Where are we in polling after a series of attempted strikes at the yes camp? There was a school of thought in the  Better Together camp that wanted to mount the “no you can’t have a currency union” line ahead of the “white paper” produced by the SNP government last year. Those enthusiasts had to wait.

What many in the no camp expected was that there would be an initial “hurt feelings” impact amongst Scots offended at London telling them they wouldn’t be welcome, sounding hostile or patronising. The expectation amongst some strategists was that that initial pain for the no campaign would then subside as, in the words of one of the senior campaigners, the “harsh realities” sank in.  Some think that is what they are seeing.

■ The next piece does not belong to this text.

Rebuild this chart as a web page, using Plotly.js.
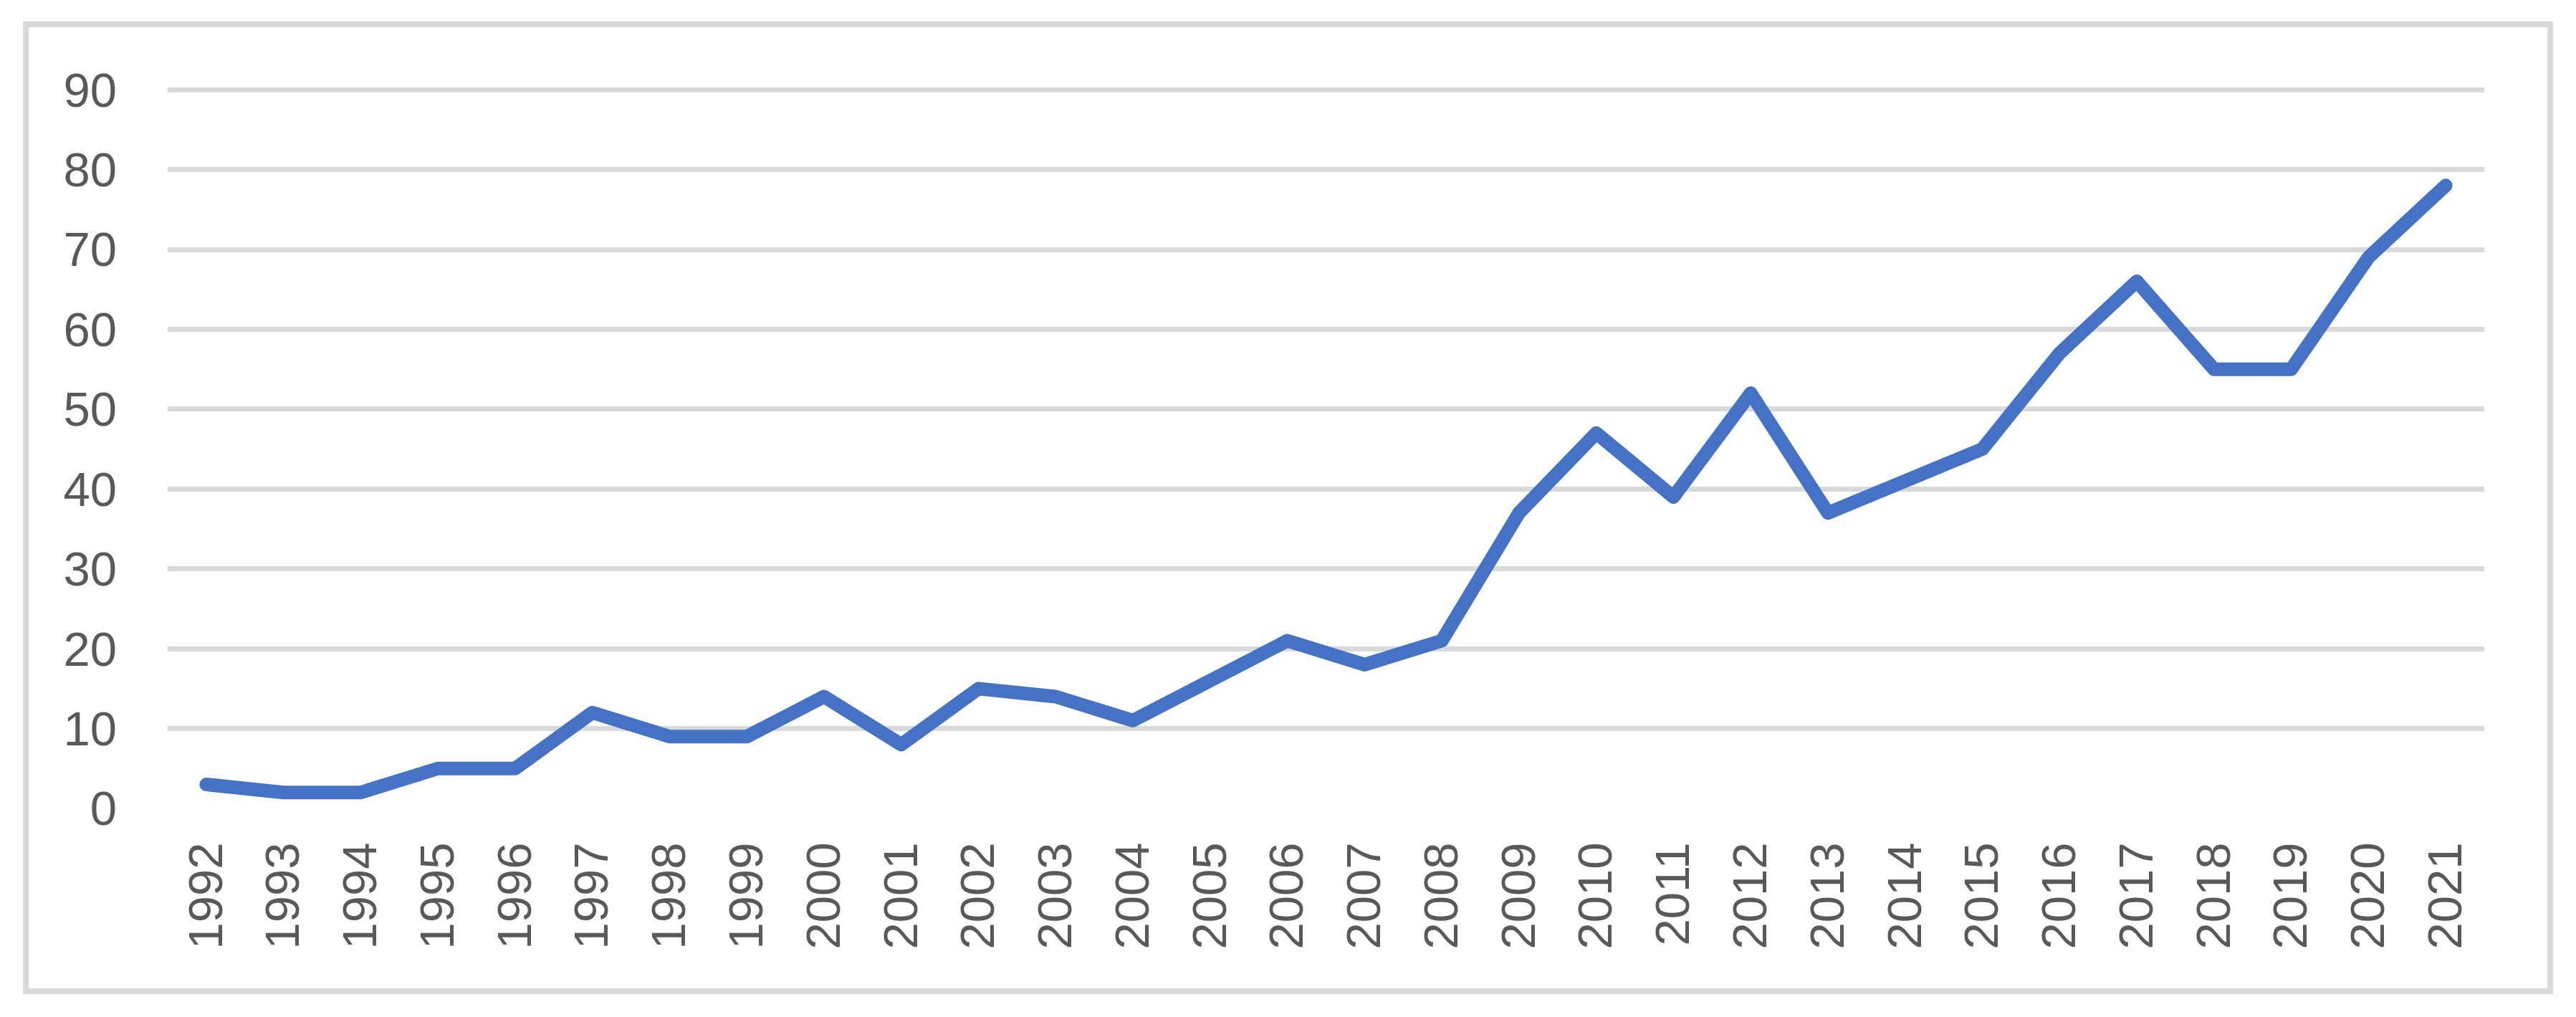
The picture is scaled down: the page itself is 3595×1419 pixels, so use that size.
<!DOCTYPE html>
<html>
<head>
<meta charset="utf-8">
<script src="https://cdn.plot.ly/plotly-3.0.1.min.js"></script>
<style>
  html, body { margin: 0; padding: 0; background: #ffffff; }
  #chart { width: 3595px; height: 1419px; }
</style>
</head>
<body>
<div id="chart"></div>
<script>
document.addEventListener("DOMContentLoaded", function (event) {

    // years on the category axis
    var years = ['1992', '1993', '1994', '1995', '1996', '1997', '1998', '1999', '2000', '2001',
      '2002', '2003', '2004', '2005', '2006', '2007', '2008', '2009', '2010', '2011',
      '2012', '2013', '2014', '2015', '2016', '2017', '2018', '2019', '2020', '2021'];

    // yearly counts
    var counts = [3, 2, 2, 5, 5, 12, 9, 9, 14, 8,
      15, 14, 11, 16, 21, 18, 21, 37, 47, 39,
      52, 37, 41, 45, 57, 66, 55, 55, 69, 78];

    var yTicks = [0, 10, 20, 30, 40, 50, 60, 70, 80, 90];

    var gris = '#D9D9D9';
    var textoGris = '#595959';

    var serie = [{
      x: years,
      y: counts,
      type: 'scatter',
      mode: 'lines',
      line: {
          color: '#4472C4',
          width: 19
      },
      cliponaxis: false,
      hoverinfo: 'x+y'
    }];

    var layout = {
      width: 3595,
      height: 1419,
      showlegend: false,
      font: {
          family: '"Liberation Sans", Arial, sans-serif',
          size: 67,
          color: textoGris
      },
      margin: {
          l: 234,
          r: 128,
          t: 114,
          b: 291
      },
      paper_bgcolor: '#ffffff',
      plot_bgcolor: '#ffffff',
      xaxis: {
          type: 'category',
          range: [-0.5, years.length - 0.5],
          tickangle: -90,
          showgrid: false,
          zeroline: false,
          showline: false,
          ticks: '',
          ticklabelstandoff: 33,
          fixedrange: true
      },
      yaxis: {
          range: [0, 91],
          tickvals: yTicks,
          ticktext: yTicks.map(String),
          showgrid: true,
          gridcolor: gris,
          gridwidth: 7,
          zeroline: false,
          showline: false,
          ticks: '',
          ticklabelstandoff: 70,
          fixedrange: true
      },
      shapes: [{
          type: 'rect',
          xref: 'paper',
          yref: 'paper',
          x0: -0.0612,
          x1: 1.0285,
          y0: -0.2515,
          y1: 1.0789,
          line: { color: gris, width: 8 },
          fillcolor: 'rgba(0,0,0,0)',
          layer: 'below'
      }]
    };

    Plotly.newPlot('chart', serie, layout, {
      displayModeBar: false,
      staticPlot: true
    }).then(function () {
      // round joins and caps like the original line
      document.querySelectorAll('.scatterlayer path.js-line').forEach(function (p) {
        p.style.strokeLinejoin = 'round';
        p.style.strokeLinecap = 'round';
      });
    });

});
</script>
</body>
</html>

The yes camp feels it’s still seeing  a long term closing of the gap between the two sides. In truth, it’s too early to know if the tide has stopped or turned.

A referendum result in the zone of 57 no to 43 yes is now very plausible. But the no camp set out to vanquish independence, not just to beat it. They talked of keeping yes support in the low 30s.

“Anything above 40 per cent would be an effective victory for Salmond,” the no top table used to say. They’d talk of how it would keep the SNP perky and united, ramp up the pressure for something like devo max and usher in a second referendum in no time at all. I haven’t heard many no campaigners predict the “low 30s” for the yes campaign in some time.